- [Given problem]
In the records below, find each line containing the word "matplotlib" and copy it.

Rows from a dataset of charts and code:
□ □ □ □ □ □ □
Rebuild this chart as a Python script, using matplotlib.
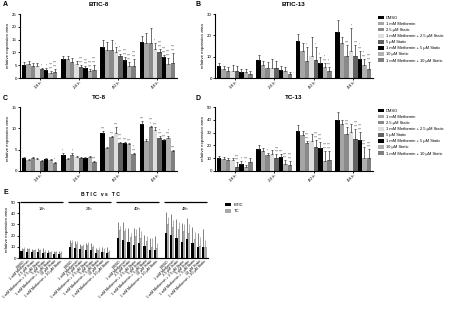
import matplotlib
matplotlib.use("Agg")
import matplotlib.pyplot as plt
import numpy as np
from matplotlib.patches import Patch

plt.rcParams['font.family'] = ['Liberation Sans', 'DejaVu Sans']

W, H = 450, 323
DPI = 100

times = ["18 h", "24 h", "40 h", "48 h"]
treatments = ["DMSO", "1 mM Metformin", "2.5 \u00b5M Static",
              "1 mM Metformin + 2.5 \u00b5M Static", "5 \u00b5M Static",
              "1 mM Metformin + 5 \u00b5M Static", "10 \u00b5M Static",
              "1 mM Metformin + 10 \u00b5M Static"]
colors = ["#000000", "#a6a6a6", "#8a8a8a", "#dedede", "#626262",
          "#000000", "#b0b0b0", "#808080"]

# ---- Panel A: BTIC-8 (rows = time points, cols = treatments)
A_mean = [[5.2, 5.3, 4.5, 4.5, 3.5, 3.3, 2.0, 2.2],
          [7.5, 7.4, 6.3, 5.4, 4.4, 4.0, 2.7, 3.2],
          [12.3, 11.0, 10.8, 10.0, 8.5, 7.2, 4.8, 4.6],
          [14.2, 13.5, 13.8, 11.5, 10.0, 8.2, 5.3, 5.8]]
A_err = [[1.0, 1.2, 1.5, 1.2, 0.5, 0.6, 0.8, 1.3],
         [1.0, 1.2, 1.5, 1.3, 0.6, 0.5, 0.8, 1.8],
         [2.5, 3.0, 4.0, 2.0, 1.0, 1.0, 1.5, 3.0],
         [2.2, 4.0, 5.8, 2.0, 1.5, 0.8, 2.5, 4.0]]
A_sig = [["", "", "", "", "*", "*", "****\n****", "****\n****"],
         ["", "", "", "", "****\n****", "****\n****", "****\n****", "****\n****"],
         ["", "", "", "*", "**\n****", "****\n****", "****\n****", "****\n****"],
         ["", "", "", "**", "****\n****", "****\n****", "****\n****", "****\n****"]]

# ---- Panel B: BTIC-13
B_mean = [[5.5, 4.0, 3.3, 3.3, 3.5, 2.9, 2.8, 2.0],
          [8.5, 6.0, 4.6, 4.5, 4.5, 3.6, 3.2, 2.0],
          [17.3, 12.5, 8.0, 10.5, 8.3, 7.0, 5.0, 3.2],
          [21.5, 16.3, 10.5, 12.5, 10.5, 8.8, 6.0, 4.2]]
B_err = [[1.5, 1.8, 2.0, 2.8, 2.3, 1.3, 1.5, 1.2],
         [2.5, 2.0, 3.0, 4.2, 3.5, 2.0, 2.0, 1.0],
         [3.5, 4.0, 6.5, 8.5, 6.0, 3.0, 2.0, 2.0],
         [5.5, 3.0, 5.0, 11.0, 5.0, 4.0, 3.0, 3.5]]
B_sig = [["", "", "", "", "", "", "", ""],
         ["", "", "", "", "", "", "", ""],
         ["", "", "**", "", "**", "**", "*\n****", "**\n****"],
         ["", "", "****", "*", "****", "*\n****", "**\n****", "****\n****"]]

# ---- Panel C: TC-8
C_mean = [[3.0, 2.6, 3.1, 2.9, 2.4, 2.8, 2.6, 1.9],
          [3.8, 2.7, 3.8, 3.3, 3.0, 3.1, 3.3, 2.2],
          [8.8, 5.5, 8.0, 8.8, 6.5, 6.5, 6.3, 4.0],
          [11.0, 7.1, 10.2, 9.6, 7.8, 7.2, 7.8, 4.7]]
C_err = [[0.2, 0.15, 0.2, 0.2, 0.2, 0.3, 0.15, 0.2],
         [0.4, 0.3, 0.4, 0.3, 0.2, 0.2, 0.2, 0.2],
         [0.6, 0.2, 0.3, 1.4, 0.4, 0.3, 0.3, 0.3],
         [0.7, 0.3, 0.3, 0.6, 0.3, 0.3, 0.3, 0.3]]
C_sig = [["", "", "", "", "", "", "", "**"],
         ["**", "", "*", "", "", "", "", "****"],
         ["****", "", "****", "****", "****\n****", "****", "****", "**\n****"],
         ["****", "", "****\n**", "****", "*\n****", "****", "*\n****", "****"]]

# ---- Panel D: TC-13
D_mean = [[10.5, 9.5, 8.5, 8.5, 3.5, 5.8, 3.5, 7.0],
          [17.0, 15.5, 12.3, 13.3, 10.5, 11.0, 5.3, 5.0],
          [31.0, 28.5, 21.5, 23.5, 18.5, 18.0, 8.0, 8.5],
          [40.0, 36.5, 29.0, 30.5, 25.0, 24.5, 10.5, 10.0]]
D_err = [[1.5, 1.8, 1.5, 2.0, 3.2, 2.3, 1.5, 3.5],
         [3.0, 2.5, 1.5, 3.0, 2.5, 2.5, 3.0, 3.0],
         [5.0, 3.0, 2.0, 5.5, 6.0, 5.0, 8.0, 7.0],
         [6.0, 3.0, 5.0, 6.0, 8.0, 6.0, 8.0, 7.0]]
D_sig = [["", "", "", "", "****\n****", "*", "****\n**", ""],
         ["", "", "*", "", "****\n****", "****", "****\n****", "****\n****"],
         ["", "", "****\n****", "", "****\n****", "****\n****", "****\n****", "****\n****"],
         ["", "", "****\n****", "", "****\n****", "****\n****", "****\n****", "****\n****"]]

# ---- Panel E: BTIC vs TC
E_groups = ["18h", "24h", "40h", "48h"]
E_btic = [[6.2, 5.8, 5.2, 5.0, 4.7, 4.4, 3.7, 3.4],
          [9.8, 9.0, 7.8, 6.8, 7.0, 4.5, 5.0, 4.5],
          [18.0, 16.5, 14.0, 12.0, 13.5, 10.5, 7.5, 7.5],
          [22.0, 20.5, 18.0, 14.0, 17.0, 13.5, 9.5, 9.5]]
E_btic_err = [[3.0, 3.5, 3.0, 3.5, 4.0, 2.5, 2.5, 2.5],
              [6.5, 6.5, 5.0, 7.0, 6.5, 4.0, 4.5, 5.5],
              [14.0, 16.0, 13.0, 15.0, 14.0, 10.0, 10.0, 12.0],
              [19.0, 19.0, 17.0, 17.0, 19.0, 14.0, 13.0, 16.0]]
E_tc = [[8.0, 7.6, 6.8, 6.8, 5.8, 5.4, 5.2, 4.6],
        [13.5, 12.5, 10.5, 11.5, 9.5, 7.5, 5.5, 5.0],
        [25.0, 24.0, 19.0, 20.0, 18.0, 15.0, 10.0, 8.5],
        [30.0, 28.0, 26.0, 24.0, 22.0, 17.0, 11.0, 10.0]]
E_tc_err = [[1.5, 1.5, 1.5, 1.5, 1.5, 1.2, 1.2, 1.5],
            [2.5, 2.5, 2.0, 2.5, 2.0, 2.0, 3.0, 2.0],
            [4.0, 3.0, 3.0, 6.0, 6.0, 5.0, 8.0, 5.0],
            [7.0, 6.0, 6.0, 6.0, 8.0, 6.0, 8.0, 6.0]]

fig = plt.figure(figsize=(W / DPI, H / DPI), dpi=DPI)
fig.patch.set_facecolor("white")


def ax_px(x0, x1, ytop, ybot):
    return fig.add_axes([x0 / W, 1 - ybot / H, (x1 - x0) / W, (ybot - ytop) / H])


def style(ax, ymax, step):
    for s in ["top", "right"]:
        ax.spines[s].set_visible(False)
    for s in ["left", "bottom"]:
        ax.spines[s].set_linewidth(0.8)
    ax.set_ylim(0, ymax)
    ax.set_yticks(np.arange(0, ymax + 0.01, step))
    ax.tick_params(axis="y", labelsize=3.2, length=1.5, width=0.6, pad=0.8)
    ax.tick_params(axis="x", length=1.5, width=0.6, pad=0.8)
    ax.set_ylabel("relative expansion area", fontsize=3.2, labelpad=1.5)


def grouped(ax, mean, err, sig, ymax, step, title):
    n = len(treatments)
    bw = 0.9 / n
    mean = np.array(mean)
    err = np.array(err)
    for j in range(n):
        xs = np.arange(len(times)) - 0.45 + bw * (j + 0.5)
        ax.bar(xs, mean[:, j], width=bw, color=colors[j], edgecolor="none")
        ax.errorbar(xs, mean[:, j], yerr=[np.zeros(len(times)), err[:, j]],
                    fmt="none", ecolor="#333333", elinewidth=0.5, capsize=0.8,
                    capthick=0.5)
        for i in range(len(times)):
            s = sig[i][j]
            if s:
                ax.text(xs[i], mean[i, j] + err[i, j] + ymax * 0.005, s,
                        ha="center", va="bottom", fontsize=1.8,
                        linespacing=0.9, color="#333333")
    ax.set_xlim(-0.5, len(times) - 0.5)
    ax.set_xticks(np.arange(len(times)))
    ax.set_xticklabels(times, rotation=45, ha="right", rotation_mode="anchor",
                       fontsize=3.2)
    style(ax, ymax, step)
    ax.set_title(title, fontsize=4.5, fontweight="bold", pad=6)


axA = ax_px(20, 177, 14, 78)
grouped(axA, A_mean, A_err, A_sig, 25, 5, "BTIC-8")
axB = ax_px(215, 373, 14, 78)
grouped(axB, B_mean, B_err, B_sig, 30, 10, "BTIC-13")
axC = ax_px(20, 177, 107, 171)
grouped(axC, C_mean, C_err, C_sig, 15, 5, "TC-8")
axD = ax_px(215, 373, 107, 171)
grouped(axD, D_mean, D_err, D_sig, 50, 10, "TC-13")

for lab, x, y in [("A", 3, 5), ("B", 196, 5), ("C", 3, 99), ("D", 196, 99),
                  ("E", 3, 193)]:
    fig.text(x / W, 1 - y / H, lab, fontsize=5, fontweight="bold",
             va="center", ha="left")

handles = [Patch(facecolor=c, edgecolor="none") for c in colors]
for ax in (axB, axD):
    ax.legend(handles, treatments, loc="upper left", bbox_to_anchor=(1.02, 1.0),
              fontsize=2.9, frameon=False, handlelength=1.45, handleheight=1.0,
              labelspacing=0.48, handletextpad=0.55, borderaxespad=0)

# ---- Panel E
axE = ax_px(19, 208, 202, 258)
nc = len(treatments)
bwE = 0.42
ticks, labels = [], []
for g in range(len(E_groups)):
    base = g * (nc + 1)
    xs = base + np.arange(nc)
    axE.bar(xs - bwE / 2, E_btic[g], width=bwE, color="#000000", edgecolor="none")
    axE.bar(xs + bwE / 2, E_tc[g], width=bwE, color="#a8a8a8", edgecolor="none")
    axE.errorbar(xs - bwE / 2, E_btic[g], yerr=[np.zeros(nc), E_btic_err[g]],
                 fmt="none", ecolor="#222222", elinewidth=0.4, capsize=0)
    axE.errorbar(xs + bwE / 2, E_tc[g], yerr=[np.zeros(nc), E_tc_err[g]],
                 fmt="none", ecolor="#777777", elinewidth=0.4, capsize=0)
    axE.plot([xs[0] - 0.5, xs[-1] + 0.5], [50.3, 50.3], color="black", lw=0.9,
             clip_on=False, solid_capstyle="butt")
    axE.text((xs[0] + xs[-1]) / 2, 44, E_groups[g], ha="center", va="center",
             fontsize=2.8)
    ticks.extend(xs)
    labels.extend(treatments)
axE.set_xlim(-0.7, len(E_groups) * (nc + 1) - 1.3)
axE.set_xticks(ticks)
axE.set_xticklabels(labels, rotation=45, ha="right", rotation_mode="anchor",
                    fontsize=2.6)
style(axE, 50, 10)
axE.tick_params(axis="x", length=0)
fig.text(100 / W, 1 - 195 / H, "B T I C   v s   T C", fontsize=3.6,
         fontweight="bold", ha="center", va="center")
axE.legend([Patch(facecolor="#000000"), Patch(facecolor="#a8a8a8")],
           ["BTIC", "TC"], loc="upper left", bbox_to_anchor=(1.08, 1.02),
           fontsize=3.0, frameon=False, handlelength=1.6, handleheight=0.9,
           labelspacing=0.6, handletextpad=0.6, borderaxespad=0)

fig.savefig("out.png", dpi=DPI, facecolor="white")
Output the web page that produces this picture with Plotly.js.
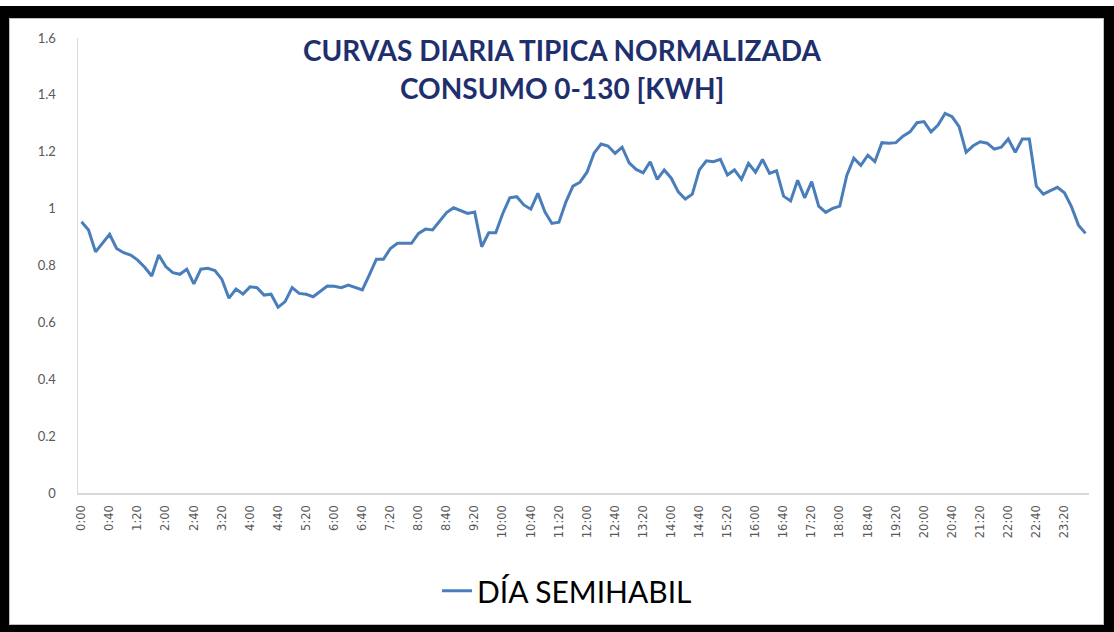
<!DOCTYPE html>
<html>
<head>
<meta charset="utf-8">
<script src="https://cdn.plot.ly/plotly-3.0.1.min.js"></script>
<style>
  html, body { margin:0; padding:0; background:#ffffff; }
  #frame { position:absolute; left:0; top:6px; width:1114px; height:626px; background:#000; }
  #inner { position:absolute; left:9px; top:18px; width:1093px; height:605px; background:#fff; border:1px solid #bfbfbf; }
  #chart { position:absolute; left:0; top:0; width:1114px; height:632px; }
</style>
</head>
<body>
<div id="frame"></div>
<div id="inner"></div>
<div id="chart"></div>
<script>
// categories: 10-minute intervals over one day
const times = [];
for (let h = 0; h < 24; h++) {
  for (let m = 0; m < 60; m += 10) {
    times.push(h + ":" + (m < 10 ? "0" + m : m));
  }
}

const titleLines = ["CURVAS DIARIA TIPICA NORMALIZADA", "CONSUMO 0-130 [KWH]"];
const seriesName = "DÍA SEMIHABIL";
const diaSemihabil = [
  0.954, 0.925, 0.848, 0.878, 0.910, 0.860, 0.845, 0.837, 0.819, 0.794, 0.763, 0.837,
  0.796, 0.775, 0.769, 0.787, 0.735, 0.787, 0.790, 0.782, 0.751, 0.685, 0.717, 0.700,
  0.725, 0.722, 0.696, 0.699, 0.653, 0.673, 0.722, 0.702, 0.699, 0.690, 0.709, 0.728,
  0.727, 0.722, 0.731, 0.723, 0.714, 0.767, 0.822, 0.822, 0.860, 0.878, 0.878, 0.878,
  0.913, 0.928, 0.925, 0.957, 0.986, 1.003, 0.992, 0.983, 0.988, 0.866, 0.915, 0.915,
  0.983, 1.038, 1.042, 1.013, 0.998, 1.054, 0.989, 0.948, 0.952, 1.024, 1.079, 1.093,
  1.128, 1.195, 1.227, 1.220, 1.194, 1.216, 1.161, 1.138, 1.126, 1.165, 1.103, 1.136,
  1.107, 1.059, 1.034, 1.051, 1.136, 1.168, 1.165, 1.173, 1.118, 1.136, 1.103, 1.159,
  1.128, 1.173, 1.124, 1.133, 1.044, 1.027, 1.100, 1.038, 1.095, 1.009, 0.987, 1.001,
  1.009, 1.117, 1.177, 1.152, 1.188, 1.165, 1.232, 1.230, 1.232, 1.255, 1.270, 1.302,
  1.306, 1.270, 1.294, 1.335, 1.323, 1.288, 1.198, 1.221, 1.235, 1.230, 1.209, 1.216,
  1.245, 1.198, 1.245, 1.245, 1.079, 1.051, 1.063, 1.075, 1.056, 1.007, 0.942, 0.913
];

const xTickLabels = times.filter((t, i) => i % 4 === 0);
const yTickVals = [0, 0.2, 0.4, 0.6, 0.8, 1, 1.2, 1.4, 1.6];
const yTickText = ["0", "0.2", "0.4", "0.6", "0.8", "1", "1.2", "1.4", "1.6"];

const trace = {
  x: times,
  y: diaSemihabil,
  type: "scatter",
  mode: "lines",
  name: seriesName,
  line: { color: "#4a7ebb", width: 3 },
  showlegend: true
};

const titleFont = { family: "Lato, 'Open Sans', sans-serif", size: 28, color: "#1f2f6e" };

const layout = {
  width: 1114,
  height: 632,
  paper_bgcolor: "rgba(0,0,0,0)",
  plot_bgcolor: "rgba(0,0,0,0)",
  margin: { l: 78, r: 25, t: 38, b: 139 },
  font: { family: "Lato, 'Open Sans', sans-serif", color: "#595959" },
  annotations: [
    { text: "<b>" + titleLines[0] + "</b>", xref: "paper", yref: "paper",
      x: 0.4797, y: 0.9736, xanchor: "center", yanchor: "middle", showarrow: false, font: titleFont },
    { text: "<b>" + titleLines[1] + "</b>", xref: "paper", yref: "paper",
      x: 0.4787, y: 0.8901, xanchor: "center", yanchor: "middle", showarrow: false, font: titleFont }
  ],
  xaxis: {
    type: "category",
    range: [-0.5, 143.5],
    tickmode: "array",
    tickvals: xTickLabels,
    ticktext: xTickLabels,
    tickangle: -90,
    tickfont: { family: "'DejaVu Sans', sans-serif", size: 11.5, color: "#595959" },
    showgrid: false,
    showline: true,
    linecolor: "#d9d9d9",
    linewidth: 1.5,
    ticks: "",
    zeroline: false,
    ticklabelstandoff: 6
  },
  yaxis: {
    range: [0, 1.6],
    tickmode: "array",
    tickvals: yTickVals,
    ticktext: yTickText,
    tickfont: { family: "Lato, 'Open Sans', sans-serif", size: 13, color: "#595959" },
    showgrid: false,
    showline: true,
    linecolor: "#d9d9d9",
    linewidth: 1.5,
    ticks: "",
    zeroline: false,
    ticklabelstandoff: 18
  },
  legend: {
    orientation: "h",
    x: 0.4837, xanchor: "center",
    y: -0.215, yanchor: "middle",
    font: { family: "Lato, 'Open Sans', sans-serif", size: 30, color: "#000000" },
    bgcolor: "rgba(0,0,0,0)",
    itemwidth: 30
  }
};

Plotly.newPlot("chart", [trace], layout, { displayModeBar: false, staticPlot: true });
</script>
</body>
</html>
□ □ □ □ □ □ □
- [Task output]
Rebuild this chart as a Python script, using matplotlib.
import matplotlib
matplotlib.use("Agg")
import matplotlib.pyplot as plt
from matplotlib.patches import Patch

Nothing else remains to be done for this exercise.